67: Feist - Let it Die (2004)

Leslie Feist is an integral part of Broken Social Scene, with her, the band aren't the full chomp. Just see Kevin Drew and co. cameoing in The Time Traveller's Wife (WTF?). I know. What she does well is humility, but more heartbreak. Actually, Feist has a pretty good crack at truth: 'The saddest part of a broken heart/isn't the ending/as much as the start.' I find that lyric to be positive in its reverse, you haven't lost anything by being alone. It's what you give to someone else, rather than what they can do for you. Perhaps.


66: Papercuts - Can't Go Back (2007)

I think Papercuts' most recent record, You Can Have What You Want, is pretty bloody good. It's not got the praise it deserves, but for a 4-star review in the English Times newspaper. You Can Have is an oneiric affair, all mooted loveloss and broken, droning organs, whereas Can't Go Back is a straight up folk megapiece. 'Sandy' is the love song for any summer, 'Outside Looking In' is a superb anthem for loners.
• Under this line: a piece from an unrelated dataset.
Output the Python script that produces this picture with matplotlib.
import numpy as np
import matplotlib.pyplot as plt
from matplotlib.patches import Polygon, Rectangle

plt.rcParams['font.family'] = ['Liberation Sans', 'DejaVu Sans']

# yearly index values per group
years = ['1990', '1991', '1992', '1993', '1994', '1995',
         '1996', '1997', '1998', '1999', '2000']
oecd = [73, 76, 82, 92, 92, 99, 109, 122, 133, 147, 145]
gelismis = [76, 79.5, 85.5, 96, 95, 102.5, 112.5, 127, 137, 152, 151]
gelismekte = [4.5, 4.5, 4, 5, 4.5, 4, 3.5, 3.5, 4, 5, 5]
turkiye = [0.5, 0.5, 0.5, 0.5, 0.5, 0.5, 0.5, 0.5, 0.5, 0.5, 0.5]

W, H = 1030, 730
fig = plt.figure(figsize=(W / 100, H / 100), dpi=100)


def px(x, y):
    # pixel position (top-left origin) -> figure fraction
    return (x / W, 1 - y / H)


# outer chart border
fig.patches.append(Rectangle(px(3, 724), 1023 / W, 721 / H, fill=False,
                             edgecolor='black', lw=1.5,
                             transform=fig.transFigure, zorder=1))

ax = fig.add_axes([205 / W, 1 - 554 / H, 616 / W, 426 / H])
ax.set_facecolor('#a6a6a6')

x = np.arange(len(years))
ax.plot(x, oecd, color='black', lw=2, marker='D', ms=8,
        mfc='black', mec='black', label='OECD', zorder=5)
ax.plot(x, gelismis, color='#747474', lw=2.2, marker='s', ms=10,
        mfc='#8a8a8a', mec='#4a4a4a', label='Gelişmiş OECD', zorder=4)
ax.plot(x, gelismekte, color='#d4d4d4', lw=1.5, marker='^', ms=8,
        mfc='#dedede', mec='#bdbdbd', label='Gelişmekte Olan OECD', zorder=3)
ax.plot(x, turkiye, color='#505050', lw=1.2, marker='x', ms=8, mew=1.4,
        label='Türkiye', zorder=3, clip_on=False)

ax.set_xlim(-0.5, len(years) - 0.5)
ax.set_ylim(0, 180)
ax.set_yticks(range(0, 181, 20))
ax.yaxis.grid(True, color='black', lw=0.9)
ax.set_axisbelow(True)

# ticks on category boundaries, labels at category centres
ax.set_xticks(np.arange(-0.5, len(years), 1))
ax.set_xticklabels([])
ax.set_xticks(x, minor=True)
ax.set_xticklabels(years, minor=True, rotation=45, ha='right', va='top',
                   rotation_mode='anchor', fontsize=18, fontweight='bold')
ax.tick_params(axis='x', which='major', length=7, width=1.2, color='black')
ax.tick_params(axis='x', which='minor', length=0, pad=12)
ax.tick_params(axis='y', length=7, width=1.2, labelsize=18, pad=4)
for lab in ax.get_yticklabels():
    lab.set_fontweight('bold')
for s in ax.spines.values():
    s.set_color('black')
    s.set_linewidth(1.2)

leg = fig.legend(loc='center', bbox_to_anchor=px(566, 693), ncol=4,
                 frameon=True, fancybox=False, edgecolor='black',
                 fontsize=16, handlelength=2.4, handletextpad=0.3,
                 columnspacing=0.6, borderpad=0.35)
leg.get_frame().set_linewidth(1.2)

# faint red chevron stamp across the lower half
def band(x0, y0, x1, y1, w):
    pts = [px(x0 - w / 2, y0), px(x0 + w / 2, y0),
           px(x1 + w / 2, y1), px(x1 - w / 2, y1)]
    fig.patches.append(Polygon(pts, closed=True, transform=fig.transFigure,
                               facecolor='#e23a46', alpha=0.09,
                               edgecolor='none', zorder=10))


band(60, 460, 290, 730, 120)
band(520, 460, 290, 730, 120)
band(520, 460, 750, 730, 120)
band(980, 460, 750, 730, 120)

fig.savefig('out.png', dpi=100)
Do not let this one slip by you.


65: Lindstrom - Where You Go to I Go too (2008)

Though album opener ‘Where You Go I Go Too’ runs close to 30-minutes, it feels more compact than much of Lindstrom’s last record It’s a Feedelity Affair. The Swede can be heard panting at the the title track's end, and for the listener it could have been the heavy breathing of a laboured-slog. Instead it’s the sumptuous rush of adrenaline that reaches its peak at around 27-minutes, an exhilarating surmount. The arrangements are impressive, and Lindstrom’s skill in this department is what makes the record a real joy.


64: Grouper - Dragging a Dead Deer Up a Hill (2008)

It’s near impossible to work out what Liz Harris is actually singing on the opening track of Dragging a Dead Deer Up a Hill, but the angst living within the harmony makes such knowledge unnecessary. ‘Disengaged’ opens with the sound of a world ending, the harbinger of some unspeakable sadness that will consume everything by the end of the song. And it kind of does, moving into 'Heavy Water/I'd Rather be Sleeping', with Harris singing 'this love is enormous it's eating me up'. To me, it's the issue of living and dying, investing or sleeping. For Harris she's lost beneath the waves, but the idea of being anywhere else is an unrequited desire.


63: Bonnie 'Prince' Billy - Lie Down in the Light (2008)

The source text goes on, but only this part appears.